Gelecek aylarda halk sağlığı açısından temiz gıda, su ve ilaca erişimin kritik önem taşıdığını vurgulayan Abuawad, şunları kaydetti:

“Topraklarını onarmak ve yeniden inşa etmeyi Gazze halkından daha iyi bilen yok. Yapılması gerekenleri daha iyi anlamak için çevresel hasar değerlendirilmeli, onarılabilecek altyapı önceliklendirilmeli ve ardından yeni altyapı inşa edilmeli.
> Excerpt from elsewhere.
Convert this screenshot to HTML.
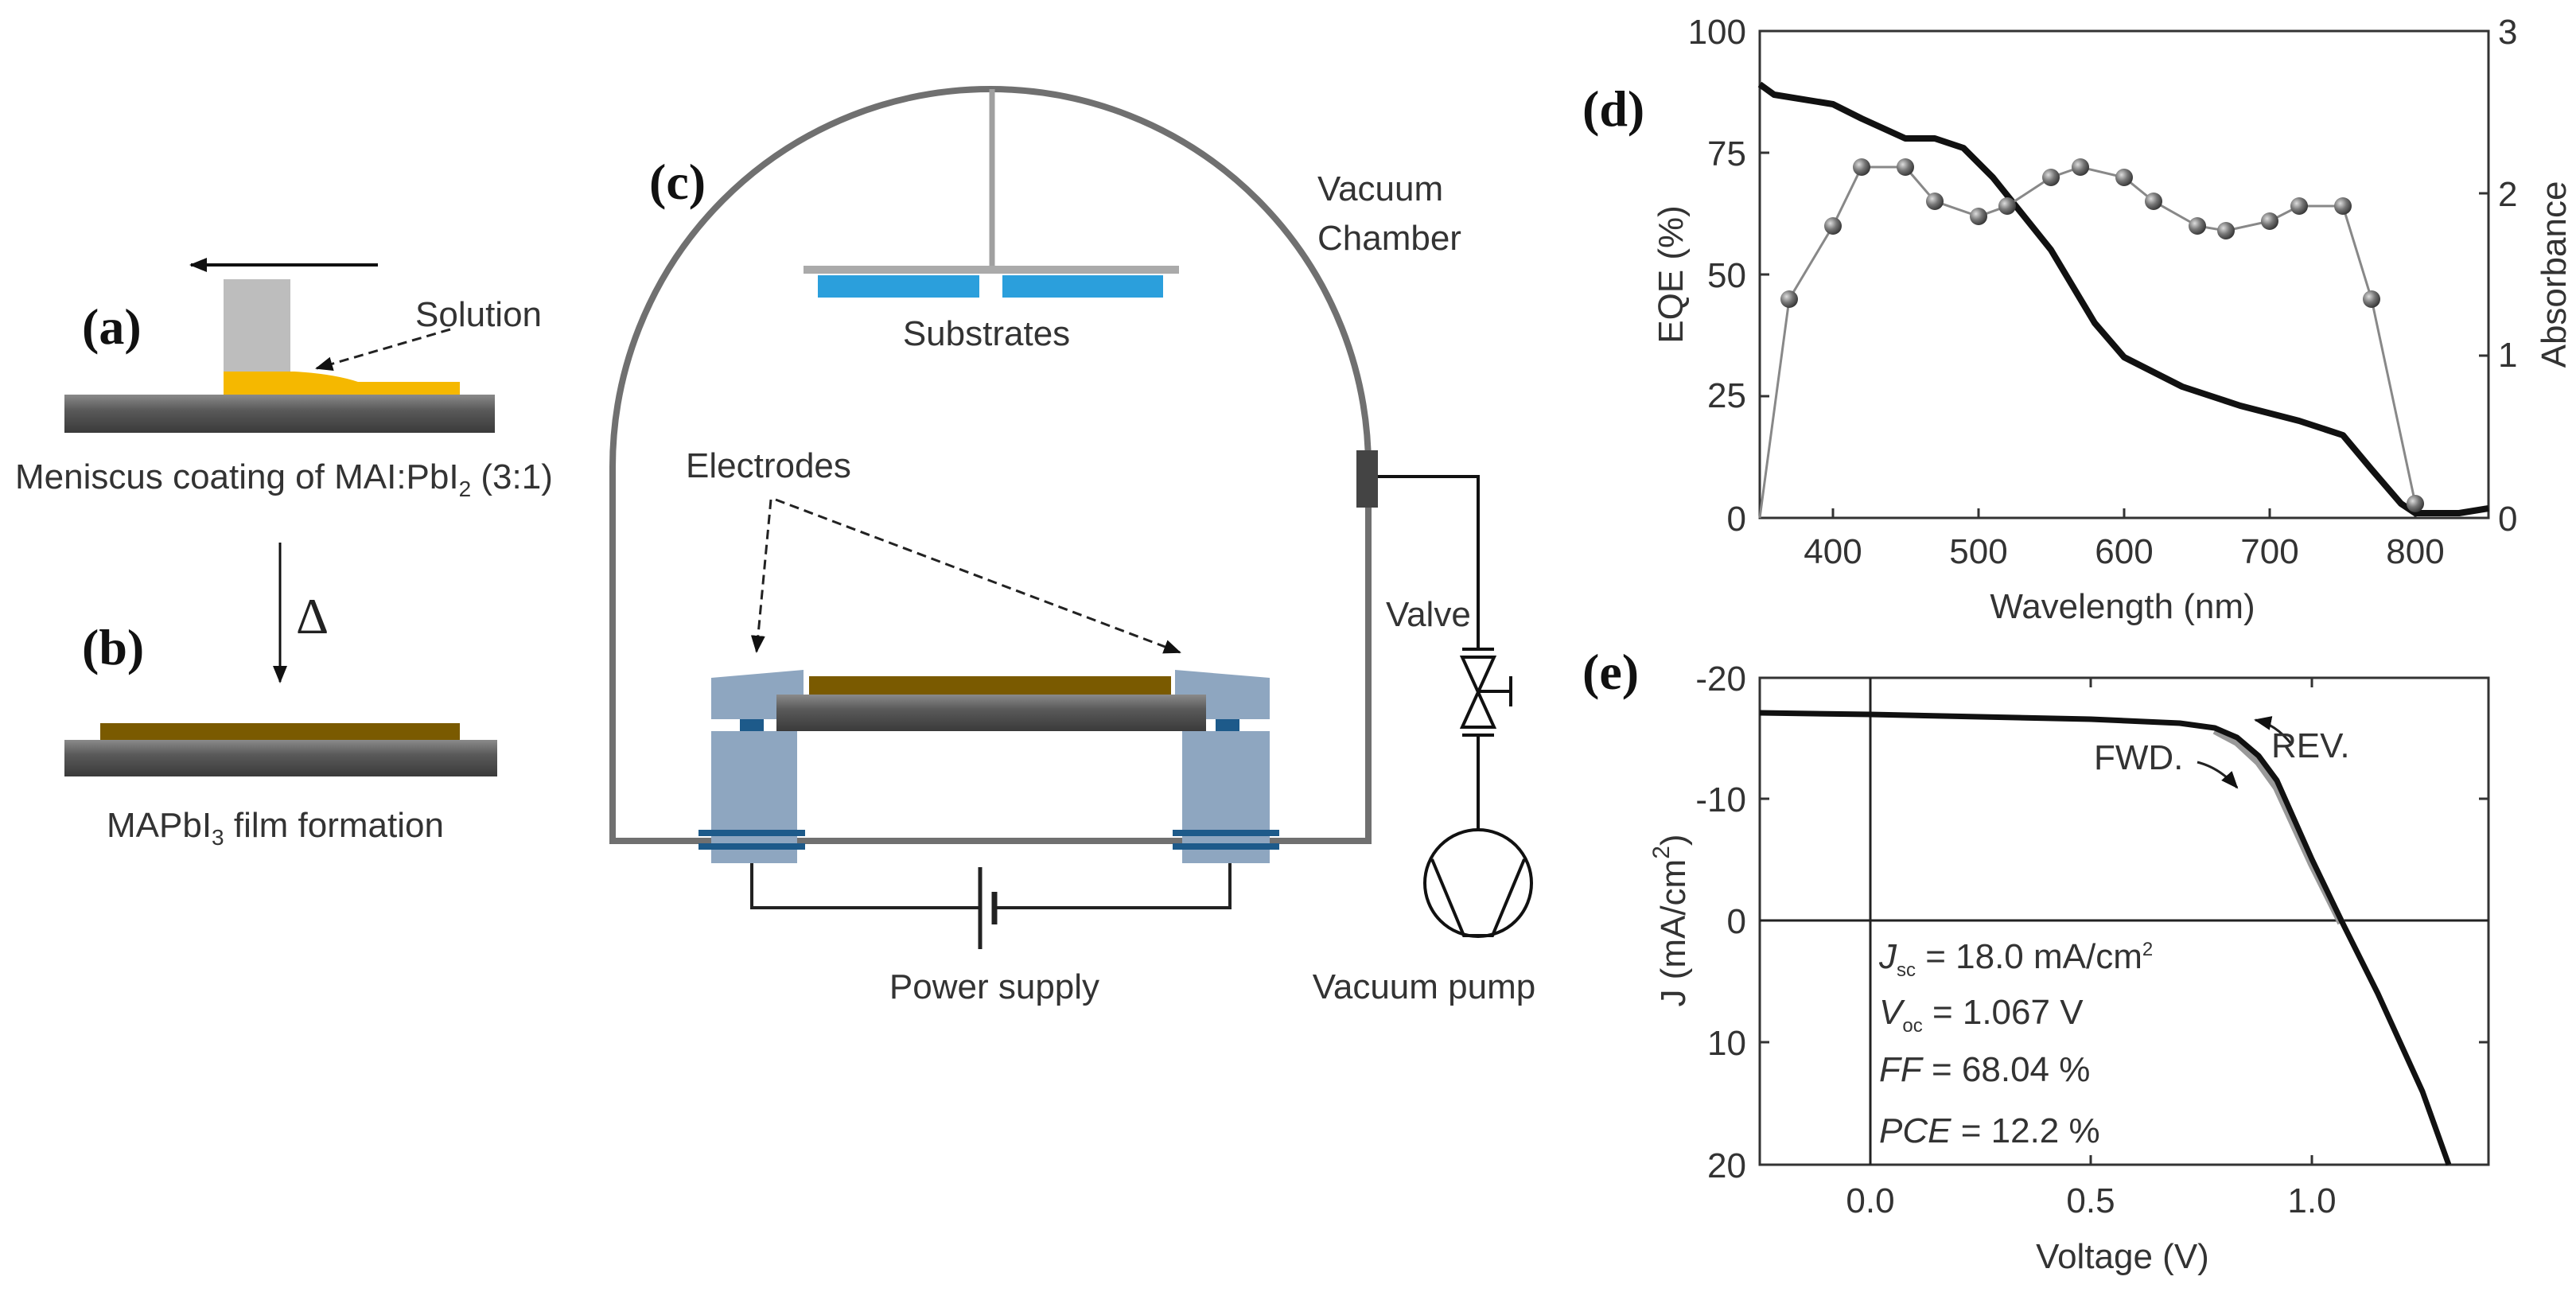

Bulaşıcı hastalıkların azaltılması ve daha fazla çevresel hasarın önlenmesi için katı atıkların bertarafı, geri dönüşüm ve kanalizasyon sistemlerinin onarımı kritik önem taşıyor.”

Abuawad, Gazze’nin uluslararası toplumun insani yardım ve desteğine acil ihtiyacının olduğunu söyleyerek “Kompost ve daha az tuzlu su kullanımı gibi çeşitli yöntemlerle toprak rejenerasyonu, tarım arazilerinin restorasyonu, yerel bitki türlerinin yeniden dikilmesi, orman ve kıyı ekosistemlerinin restorasyonu, uzun vadeli çevresel iyileşme için kritik önem taşıyor. Kısaca söylemek gerekirse yapılacak çok şey var.” ifadelerini kullandı.